Instructions for the task:
Find and copy lines holding "chart".

Data:
==*==

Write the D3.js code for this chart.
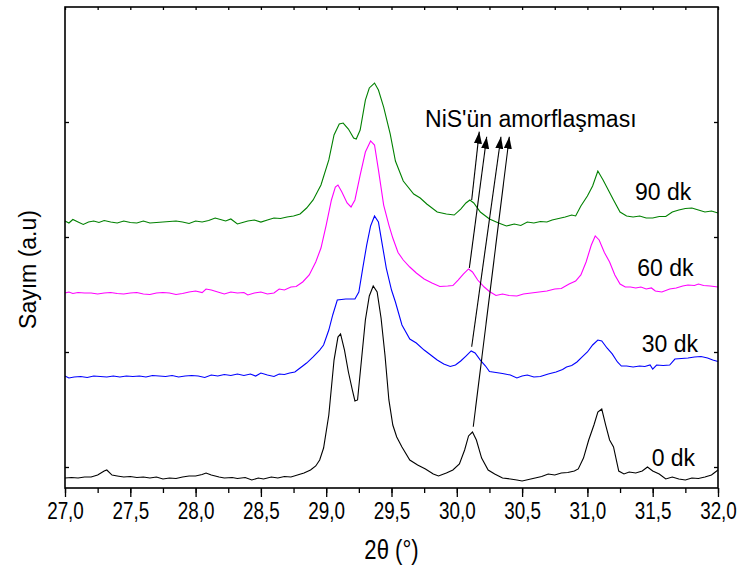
<!DOCTYPE html>
<html>
<head>
<meta charset="utf-8">
<script src="https://cdn.jsdelivr.net/npm/d3@7/dist/d3.min.js"></script>
<style>
  body { margin: 0; background: #fff; }
  .sans { font-family: "Liberation Sans", Arial, sans-serif; }
</style>
</head>
<body>
<div id="chart"></div>
<script>
// 2θ (°) and counts (a.u., curves are offset)
var dk0 = [[27.00,-9.6],[27.05,-9.1],[27.10,-9.6],[27.15,-8.7],[27.20,-8.7],[27.25,-7.0],[27.30,-3.5],[27.32,-2.6],[27.36,-7.0],[27.40,-7.8],[27.45,-8.7],[27.50,-8.3],[27.55,-9.1],[27.60,-8.7],[27.65,-9.6],[27.70,-8.7],[27.75,-10.4],[27.80,-9.6],[27.85,-10.0],[27.90,-8.7],[27.95,-7.8],[28.00,-7.8],[28.05,-6.5],[28.08,-5.2],[28.12,-7.0],[28.18,-8.7],[28.22,-9.6],[28.28,-9.1],[28.32,-10.0],[28.38,-9.1],[28.43,-11.3],[28.48,-9.6],[28.52,-10.4],[28.58,-8.7],[28.63,-9.6],[28.68,-8.3],[28.73,-8.7],[28.78,-7.0],[28.83,-5.2],[28.88,-2.6],[28.92,0.9],[28.95,6.1],[28.98,16.5],[29.02,45.2],[29.06,93.0],[29.09,113.0],[29.11,115.7],[29.14,101.7],[29.17,82.6],[29.20,67.0],[29.22,57.4],[29.24,58.3],[29.27,93.0],[29.30,127.8],[29.33,148.7],[29.36,157.4],[29.39,152.2],[29.42,129.6],[29.45,97.4],[29.48,58.3],[29.51,36.5],[29.54,26.1],[29.58,17.4],[29.64,6.1],[29.70,1.7],[29.76,-1.7],[29.82,-6.1],[29.86,-7.8],[29.92,-5.2],[29.97,-2.6],[30.02,2.6],[30.06,14.8],[30.09,27.0],[30.12,30.4],[30.15,23.5],[30.19,7.8],[30.24,-2.6],[30.29,-6.1],[30.35,-9.6],[30.41,-10.4],[30.46,-11.3],[30.50,-12.2],[30.55,-10.9],[30.60,-9.6],[30.65,-8.3],[30.70,-6.1],[30.75,-7.0],[30.80,-5.2],[30.85,-4.8],[30.90,-3.5],[30.93,-1.7],[30.97,7.8],[31.01,23.5],[31.05,36.5],[31.08,47.8],[31.11,50.4],[31.14,36.5],[31.17,23.5],[31.20,17.4],[31.24,-3.5],[31.28,-6.1],[31.32,-4.3],[31.37,-5.2],[31.42,-3.5],[31.46,0.0],[31.50,-3.5],[31.55,-6.1],[31.60,-10.4],[31.65,-8.7],[31.70,-10.4],[31.75,-11.3],[31.80,-9.6],[31.85,-10.0],[31.90,-8.7],[31.95,-7.0],[32.00,-2.6]];

var dk30 = [[27.00,79.1],[27.03,77.4],[27.07,78.3],[27.12,78.7],[27.17,77.8],[27.22,79.1],[27.27,78.7],[27.32,78.3],[27.37,79.1],[27.42,78.3],[27.47,79.1],[27.52,78.7],[27.57,79.1],[27.62,78.3],[27.67,79.6],[27.72,79.1],[27.77,78.7],[27.82,79.6],[27.87,78.3],[27.92,79.1],[27.97,79.6],[28.02,79.1],[28.07,77.8],[28.12,80.0],[28.17,79.1],[28.22,80.4],[28.27,79.6],[28.32,80.9],[28.37,79.6],[28.42,80.9],[28.46,79.1],[28.50,81.7],[28.55,80.0],[28.60,78.7],[28.64,80.9],[28.68,80.4],[28.72,81.7],[28.76,82.6],[28.80,86.1],[28.85,90.4],[28.90,95.7],[28.95,101.7],[28.98,106.1],[29.02,119.1],[29.05,132.2],[29.085,145.2],[29.15,146.1],[29.22,146.1],[29.25,152.2],[29.28,173.0],[29.31,193.0],[29.34,209.6],[29.37,218.3],[29.40,213.0],[29.43,193.0],[29.46,173.0],[29.50,153.9],[29.53,143.5],[29.58,123.5],[29.64,111.3],[29.69,107.8],[29.75,101.7],[29.80,97.4],[29.85,93.0],[29.90,89.6],[29.95,87.4],[29.99,88.7],[30.03,92.2],[30.07,96.5],[30.11,100.9],[30.14,99.1],[30.18,93.0],[30.22,87.8],[30.25,83.0],[30.30,82.2],[30.35,81.3],[30.41,80.0],[30.46,77.4],[30.50,79.1],[30.54,80.0],[30.59,78.3],[30.64,78.7],[30.70,80.9],[30.76,82.6],[30.81,84.8],[30.84,87.0],[30.88,88.3],[30.92,91.3],[30.96,95.7],[31.00,100.0],[31.04,106.1],[31.08,110.4],[31.11,109.6],[31.15,103.5],[31.19,98.3],[31.23,91.3],[31.26,87.8],[31.30,87.8],[31.35,87.0],[31.40,87.8],[31.44,87.4],[31.48,88.7],[31.50,85.2],[31.53,88.7],[31.58,88.3],[31.63,88.7],[31.67,93.9],[31.72,94.3],[31.77,94.8],[31.82,95.7],[31.87,96.1],[31.92,94.8],[31.96,93.0],[32.00,91.7]];

var dk60 = [[27.00,151.3],[27.03,152.2],[27.06,150.9],[27.10,151.7],[27.15,151.3],[27.20,151.3],[27.25,150.4],[27.30,151.3],[27.35,151.7],[27.40,150.9],[27.45,150.4],[27.50,151.3],[27.55,151.7],[27.60,150.4],[27.65,150.0],[27.70,151.3],[27.75,151.7],[27.80,151.3],[27.85,150.0],[27.90,150.9],[27.95,152.2],[28.00,153.0],[28.05,151.7],[28.08,154.8],[28.12,153.9],[28.17,152.2],[28.22,150.4],[28.27,152.2],[28.32,151.3],[28.37,151.7],[28.40,149.6],[28.45,151.3],[28.50,152.2],[28.55,150.4],[28.60,151.3],[28.64,154.8],[28.68,153.9],[28.73,156.5],[28.77,157.0],[28.82,160.9],[28.87,167.0],[28.92,178.3],[28.96,190.4],[29.00,210.4],[29.04,232.2],[29.07,243.5],[29.09,245.2],[29.12,239.1],[29.16,229.6],[29.19,226.1],[29.22,232.2],[29.26,253.9],[29.30,273.9],[29.34,283.5],[29.37,280.0],[29.40,258.3],[29.44,227.8],[29.48,210.4],[29.51,199.1],[29.55,186.5],[29.59,180.0],[29.64,173.9],[29.69,168.7],[29.75,163.5],[29.81,160.0],[29.87,157.0],[29.93,157.4],[29.97,157.8],[30.01,162.6],[30.05,167.8],[30.09,172.2],[30.12,169.6],[30.16,162.6],[30.21,156.5],[30.25,152.6],[30.30,149.1],[30.35,150.4],[30.40,149.1],[30.46,148.7],[30.51,150.4],[30.57,151.3],[30.63,152.2],[30.69,153.0],[30.75,154.8],[30.80,155.2],[30.86,159.1],[30.91,161.7],[30.95,167.0],[30.99,178.3],[31.03,193.0],[31.06,200.9],[31.09,197.4],[31.13,186.5],[31.17,178.3],[31.21,167.0],[31.25,159.1],[31.29,156.5],[31.33,156.5],[31.37,155.7],[31.41,156.5],[31.45,154.8],[31.49,155.7],[31.52,153.0],[31.57,152.2],[31.63,154.8],[31.68,155.7],[31.73,157.4],[31.77,158.3],[31.82,157.8],[31.85,159.1],[31.89,157.8],[31.94,157.4],[32.00,156.5]];

var dk90 = [[27.00,213.9],[27.03,212.2],[27.06,215.2],[27.10,213.0],[27.14,210.9],[27.18,213.0],[27.22,213.9],[27.26,212.6],[27.30,214.3],[27.35,213.0],[27.40,212.2],[27.45,213.9],[27.50,212.6],[27.55,212.2],[27.60,213.9],[27.65,212.2],[27.70,212.6],[27.75,213.0],[27.80,213.5],[27.85,213.9],[27.90,213.0],[27.95,211.7],[28.00,213.9],[28.05,213.0],[28.10,214.3],[28.15,216.5],[28.19,215.2],[28.23,213.9],[28.27,215.7],[28.32,211.3],[28.36,212.6],[28.40,213.9],[28.45,214.8],[28.50,213.0],[28.55,214.8],[28.60,216.5],[28.65,216.1],[28.70,217.4],[28.75,218.3],[28.80,220.0],[28.85,225.2],[28.90,232.2],[28.96,245.2],[29.02,267.0],[29.06,288.7],[29.10,298.3],[29.13,299.1],[29.17,293.9],[29.21,286.1],[29.23,285.2],[29.26,293.0],[29.30,319.1],[29.33,329.6],[29.37,333.9],[29.40,327.8],[29.44,313.0],[29.49,289.6],[29.53,266.1],[29.59,248.7],[29.67,237.4],[29.72,233.9],[29.77,228.7],[29.85,221.7],[29.92,220.0],[29.98,219.1],[30.03,224.3],[30.07,229.6],[30.10,232.2],[30.13,229.6],[30.18,221.7],[30.25,215.7],[30.32,212.2],[30.38,209.6],[30.44,211.3],[30.49,210.0],[30.54,213.0],[30.59,212.2],[30.64,213.5],[30.69,213.0],[30.73,214.8],[30.78,216.1],[30.83,217.4],[30.88,219.1],[30.91,218.3],[30.95,227.0],[31.00,235.7],[31.04,244.3],[31.08,257.4],[31.12,249.6],[31.16,240.9],[31.20,232.2],[31.25,221.7],[31.30,218.3],[31.35,217.4],[31.40,218.3],[31.45,216.5],[31.50,216.5],[31.55,217.8],[31.60,217.8],[31.65,221.7],[31.70,223.5],[31.75,224.8],[31.80,225.2],[31.85,223.5],[31.90,221.7],[31.95,222.6],[32.00,220.9]];

var seriesNames = ["0 dk", "30 dk", "60 dk", "90 dk"];
var xTickLabels = ["27,0","27,5","28,0","28,5","29,0","29,5","30,0","30,5","31,0","31,5","32,0"];
var yTicks = [0, 100, 200, 300];

// NiS peak (~30.1°) of each curve -> label
var arrowFrom = [[30.126, 35.0], [30.114, 104.6], [30.096, 173.0], [30.114, 232.2]];
var arrowTo = [[30.402, 287.2], [30.338, 287.2], [30.229, 287.2], [30.172, 291.6]];

var colors = ["#000000", "#0000ff", "#ff00ff", "#008000"];
var allSeries = [dk0, dk30, dk60, dk90];

var width = 739, height = 569;
var margin = {top: 7, right: 21, bottom: 81, left: 65};
var w = width - margin.left - margin.right;
var h = height - margin.top - margin.bottom;
var narrow = 0.82; // condensed look of the axis text

var svg = d3.select("#chart").append("svg")
    .attr("width", width)
    .attr("height", height);

var defs = svg.append("defs");
defs.append("marker")
    .attr("id", "head")
    .attr("viewBox", "0 0 12 8")
    .attr("refX", 12).attr("refY", 4)
    .attr("markerWidth", 12).attr("markerHeight", 8)
    .attr("markerUnits", "userSpaceOnUse")
    .attr("orient", "auto")
  .append("path")
    .attr("d", "M0,0L12,4L0,8Z")
    .attr("fill", "#000");

var g = svg.append("g")
    .attr("transform", "translate(" + margin.left + "," + margin.top + ")");

var x = d3.scaleLinear().domain([27, 32]).range([0, w]);
var y = d3.scaleLinear().domain([-18.26, 400]).range([h, 0]);

var line = d3.line()
    .x(function(d){ return x(d[0]); })
    .y(function(d){ return y(d[1]); });

g.selectAll("path.curve")
    .data(allSeries)
    .enter()
    .append("path")
    .attr("class", "curve")
    .attr("d", line)
    .attr("fill", "none")
    .attr("stroke", function(d, i){ return colors[i]; })
    .attr("stroke-width", 1.1);

// arrows
g.selectAll("line.arrow")
    .data(arrowFrom)
    .enter()
    .append("line")
    .attr("class", "arrow")
    .attr("x1", function(d){ return x(d[0]); })
    .attr("y1", function(d){ return y(d[1]); })
    .attr("x2", function(d, i){ return x(arrowTo[i][0]); })
    .attr("y2", function(d, i){ return y(arrowTo[i][1]); })
    .attr("stroke", "#000")
    .attr("stroke-width", 1.1)
    .attr("marker-end", "url(#head)");

// axes
var xMajor = d3.range(0, 11).map(function(i){ return 27 + i * 0.5; });
var xMinor = d3.range(0, 21).map(function(i){ return 27 + i * 0.25; });

g.append("g")
    .attr("transform", "translate(0," + h + ")")
    .call(d3.axisBottom(x).tickValues(xMinor).tickSize(5).tickFormat(""));
var bottom = g.append("g")
    .attr("transform", "translate(0," + h + ")")
    .call(d3.axisBottom(x).tickValues(xMajor).tickSize(9).tickPadding(6)
        .tickFormat(function(d, i){ return xTickLabels[i]; }));
bottom.selectAll("text")
    .attr("font-size", 23)
    .attr("font-family", "Liberation Sans, Arial, sans-serif")
    .attr("fill", "#000")
    .attr("transform", "scale(" + narrow + ",1)");

g.append("g")
    .call(d3.axisBottom(x).tickValues(xMinor).tickSize(3).tickFormat(""));
g.append("g")
    .call(d3.axisRight(y).tickValues(yTicks).tickSize(4).tickFormat(""));
g.append("g")
    .attr("transform", "translate(" + w + ",0)")
    .call(d3.axisLeft(y).tickValues(yTicks).tickSize(4).tickFormat(""));

g.selectAll(".domain").remove();
g.selectAll(".tick line").attr("stroke", "#000").attr("stroke-width", 1.3);

g.append("rect")
    .attr("width", w).attr("height", h)
    .attr("fill", "none")
    .attr("stroke", "#000")
    .attr("stroke-width", 1.6);

// series labels
var labelAt = [[31.492, 0.9], [31.416, 100], [31.382, 166.1], [31.364, 232.2]];
g.selectAll("text.lab")
    .data(seriesNames)
    .enter()
    .append("text")
    .attr("class", "lab sans")
    .attr("x", function(d, i){ return x(labelAt[i][0]); })
    .attr("y", function(d, i){ return y(labelAt[i][1]); })
    .attr("font-size", 23)
    .text(function(d){ return d; });

g.append("text")
    .attr("class", "sans")
    .attr("x", x(29.757))
    .attr("y", y(295.9))
    .attr("font-size", 23)
    .text("NiS'ün amorflaşması");

// axis titles
g.append("text")
    .attr("class", "sans")
    .attr("transform", "translate(" + (w / 2) + "," + (h + 71) + ") scale(" + narrow + ",1)")
    .attr("text-anchor", "middle")
    .attr("font-size", 27)
    .text("2θ (°)");

g.append("text")
    .attr("class", "sans")
    .attr("transform", "translate(-29," + (h / 2 + 22) + ") rotate(-90)")
    .attr("text-anchor", "middle")
    .attr("font-size", 23)
    .text("Sayım (a.u)");
</script>
</body>
</html>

==*==

Completed exercise:
Write the D3.js code for this chart.
<div id="chart"></div>
var svg = d3.select("#chart").append("svg")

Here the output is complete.